Punishment makes it much more likely that the parrot will avoid the owner all together rather than the unwanted behavior. Think about it. The parrot gets food, water, and toys in its cage as it is. It already has what it needs to survive. Spending time with the owner, getting attention, petting, etc are just bonuses. However, if the parrot views the owner as someone that does more harm than good to it, it will try to avoid the person all together. It amazes me that owners often expect the parrot to come to them to accept its punishment. It simply doesn't work that way. Parrots are prey animals and in the wild must avoid creatures trying to consume them. If the parrot is not getting good things from the human but only bad, why should it possibly tolerate the human's presence? Why shouldn't it bite? Why shouldn't it fly away?
Unlike dogs which are pack animals with strong requirements for social hierarchy and acceptance, parrots do not hold such bonds. Flocks are bound by common interest in protection by numbers rather than loyalty. The prospect of getting hurt (or perhaps in their mind eaten) by the owner far outweighs a couple nice things like treats and scratches. Since the rewards we use are just nice but punishment potentially life threatening, the punishment far outweighs the reward.

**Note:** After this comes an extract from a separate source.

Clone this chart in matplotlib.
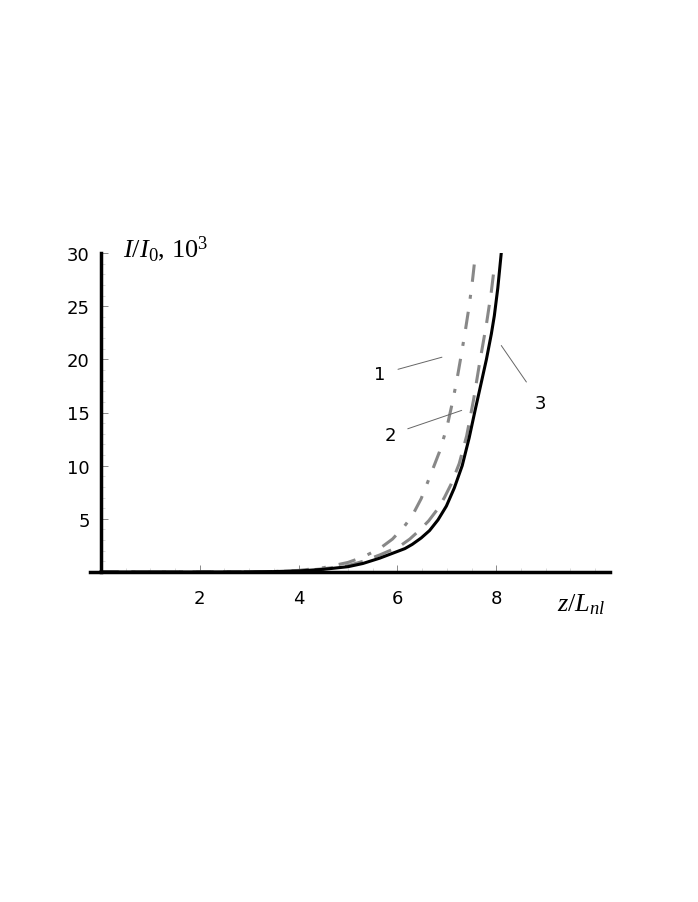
import matplotlib
matplotlib.use("Agg")
import matplotlib.pyplot as plt
from matplotlib.ticker import MultipleLocator

plt.rcParams['mathtext.fontset'] = 'custom'
plt.rcParams['mathtext.rm'] = 'Liberation Serif'
plt.rcParams['mathtext.it'] = 'Liberation Serif:italic'

# curve 1 (dash-dot)
z1 = [0, 1, 2, 3, 3.5, 4, 4.5, 5, 5.3, 5.64, 5.9, 6.14, 6.3, 6.48, 6.65, 6.85,
      7.0, 7.11, 7.2, 7.29, 7.37, 7.45, 7.52, 7.58]
i1 = [0, 0, 0, 0.02, 0.05, 0.15, 0.4, 0.9, 1.4, 2.2, 3.1, 4.3, 5.3, 6.9, 8.9, 11.3,
      13.6, 15.9, 18.0, 20.4, 22.6, 25.0, 27.5, 30.0]

# curve 2 (dashed)
z2 = [0, 1, 2, 3, 3.5, 4, 4.5, 5, 5.3, 5.64, 6.04, 6.25, 6.44, 6.63, 6.81, 6.95,
      7.09, 7.25, 7.4, 7.54, 7.66, 7.8, 7.9, 7.96]
i2 = [0, 0, 0, 0.01, 0.04, 0.1, 0.3, 0.6, 1.0, 1.6, 2.4, 3.1, 3.9, 4.8, 5.9, 7.0,
      8.3, 10.2, 12.8, 16.2, 19.6, 23.3, 26.4, 28.7]

# curve 3 (solid)
z3 = [0, 1, 2, 3, 3.5, 4, 4.5, 5, 5.3, 5.64, 5.98, 6.15, 6.3, 6.48, 6.65, 6.82,
      6.99, 7.15, 7.31, 7.45, 7.58, 7.7, 7.8, 7.9, 7.96, 8.03, 8.1]
i3 = [0, 0, 0, 0.01, 0.04, 0.1, 0.25, 0.5, 0.8, 1.3, 1.9, 2.2, 2.6, 3.2, 3.9, 4.9,
      6.2, 7.9, 10.0, 12.6, 15.4, 17.9, 20.0, 22.4, 24.1, 26.7, 30.0]

xticks = [2, 4, 6, 8]
yticks = [5, 10, 15, 20, 25, 30]

fig = plt.figure(figsize=(6.98, 9.03), dpi=100)
ax = fig.add_axes([90 / 698, (903 - 573) / 903, 520 / 698, 319 / 903])

ax.plot(z1, i1, color='#888888', lw=2.2, dashes=(5.7, 4.3, 1.3, 4.3))
ax.plot(z2, i2, color='#888888', lw=2.2, dashes=(6, 4))
ax.plot(z3, i3, color='black', lw=2.2)

ax.set_xlim(-0.22, 10.3)
ax.set_ylim(0, 30)

for s in ['top', 'right']:
    ax.spines[s].set_visible(False)
ax.spines['left'].set_position(('data', 0))
ax.spines['left'].set_linewidth(2.5)
ax.spines['bottom'].set_linewidth(2.5)
ax.spines['left'].set_zorder(5)

ax.set_xticks(xticks)
ax.set_yticks(yticks)
ax.xaxis.set_minor_locator(MultipleLocator(0.5))
ax.yaxis.set_minor_locator(MultipleLocator(1))
ax.tick_params(axis='both', which='major', direction='in', length=5, width=0.6,
               color='#777777', labelsize=13, pad=12)
ax.tick_params(axis='both', which='minor', direction='in', length=3, width=0.5,
               color='#cccccc')
ax.tick_params(axis='y', which='major', pad=8)
for lab in ax.get_xticklabels() + ax.get_yticklabels():
    lab.set_fontfamily('DejaVu Sans')

ax.text(0.45, 30.5, r"$I/I_0$, 10$^3$", fontsize=19, va='center', ha='left',
        family='Liberation Serif')
ax.text(10.2, -3.0, r"$z/L_{nl}$", fontsize=19, va='center', ha='right')

# curve labels with leader lines
ax.annotate('1', xy=(6.9, 20.2), xytext=(5.65, 18.6), fontsize=13,
            ha='center', va='center',
            arrowprops=dict(arrowstyle='-', color='#666666', lw=0.7, shrinkA=7, shrinkB=0))
ax.annotate('2', xy=(7.3, 15.2), xytext=(5.85, 12.9), fontsize=13,
            ha='center', va='center',
            arrowprops=dict(arrowstyle='-', color='#666666', lw=0.7, shrinkA=7, shrinkB=0))
ax.annotate('3', xy=(8.1, 21.3), xytext=(8.9, 15.9), fontsize=13,
            ha='center', va='center',
            arrowprops=dict(arrowstyle='-', color='#666666', lw=0.7, shrinkA=8, shrinkB=0))

fig.savefig('out.png', dpi=100)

The parrot is simply better off avoiding the human than risking further punishment.
The threat of further punishment can easily outweigh the benefit of treats and other positive reinforces commonly used in training which will make the parrot avoid human contact all together.
The only ways a parrot can avoid further punishment from the owner is flying away or biting. A clipped parrot realizes that it cannot fly away and will predominantly resort to biting. I doubt the risk of increasing aggression toward the owner is worth it in order to try to get the parrot to be quiet, not poop on the floor, or something else like that. Trying to reduce most kinds of biting through punishment will prove ineffective and just create more biting. The parrot is biting to avoid being drawn into a situation which will result in punishment again. This is why it is important to create strictly positive encounters in order to develop trust with the companion parrot rather than continuing to drive the fear which causes much of the biting in the first place. If the parrot has no benefit of being with the owner (or worse yet punishment to fear receiving from them), then surely the parrot will attempt to defend itself.
It is easy to believe that an action such as saying "no," distracting it with a toy, or locking it away in the cage punished the behavior because in the short term indeed this stopped the behavior. However, this would not necessarily be punishment but merely a temporary distraction from the bite. It can only be considered to be effective punishment if it reduces or eliminates the behavior in the long run. If you find yourself needing to punish the parrot more and more frequently (rather than progressively less), then you did not punish the parrot. In fact you may have even positively reinforced it which brings the behavior back even more frequently than it naturally occurred. As parrot trainers, our goal is the long term elimination of unwanted behavior rather than temporary cessation or vengeful reparations.
Improperly executed punishment can end up strengthening the unwanted behavior and only making it worse. Here's an example. The parrot is sitting on the owner's shoulder while the owner is watching tv. The owner is not paying attention to the parrot while focusing on the tv program. The parrot is bored and nips the owners ear for attention. The owner turns and looks at the parrot and says "No, don't bite." The owner is thrilled because the parrot let go of the ear and stopped for a few seconds while the owner believed to be punishing the parrot. However, this is not at all punishment as there is no primary punishment coupled to the secondary which is merely the words. In fact, this turns out to be positive reinforcement because the parrot learns that tugging on the owner's ear will get the owner to stop what he is doing just to vocalize with the bird together. This will only lead the parrot to tugging on ears more and more and will never make the behavior go away. Grabbing the bird and putting it away in the cage will not work either because by the time it is grabbed, carried, and put away, the parrot will forget for what it is being punished. Although shaking the shoulder to unbalance the bird might serve as an effective punishment, it can also cause the bird to become more aggressive. For all of these reasons, punishment proves to be quite ineffective and very risky. Punishment can easily ruin the parrots trust and the damage is quite difficult to undo.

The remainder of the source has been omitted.